6. E posso bem confiar-vos, ao terminar, que também o Papa invoca ardentemente o Espírito Santo: para se pôr a ouvi-1'O no acolhimento da Palavra de Deus e da tradição viva da Igreja, e também na oração pessoal, todos os dias; para ser dócil as inspirações do Espírito Santo, para O servir com a maior disponibilidade, a fim de realizar a obra que Ele confia ao Sucessor de Pedro, para o bem de toda a Igreja, para a sua fidelidade, a sua unidade e a sua renovação espiritual; isto em união com os pastores da Igreja. Pedi também por mim. Ontem, ao celebrar a Anunciação do Senhor, contemplámos Maria, na qual o Verbo de Deus se fez carne por obra do Espírito Santo. Ela é como a Esposa do Espírito Santo, perfeitamente disponível para acolher e realizar a Sua obra. Obtenha-nos Ela de Deus uma disponibilidade cada vez maior para este Espírito.

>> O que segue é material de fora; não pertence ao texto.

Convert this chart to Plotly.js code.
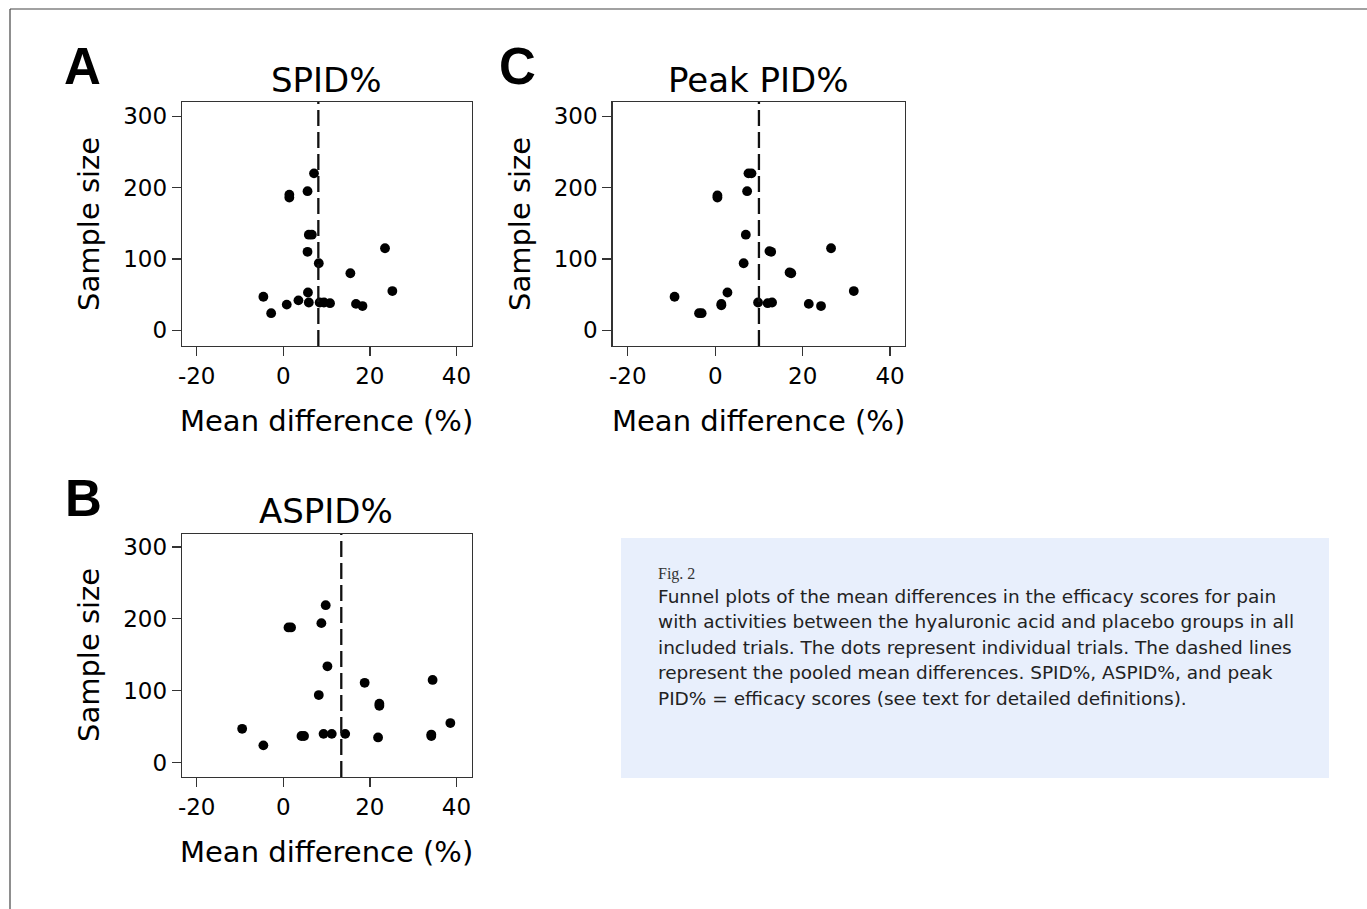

Comecei com São Paulo. Permiti-me que termine cora ele: "Não entristeçais o Espírito Santo de Deus, com o qual fostes selados para o dia da salvação" (Ef 4, 30). "Se vivemos pelo Espírito, caminhemos também segundo o Espírito" (Gál 5, 25).

Com este desejo cheio de afeição, imploro sobre vós as bênçãos de Deus: Deus Todo-Poderoso vos abençoe, o Pai, o filho e o Espírito Santo.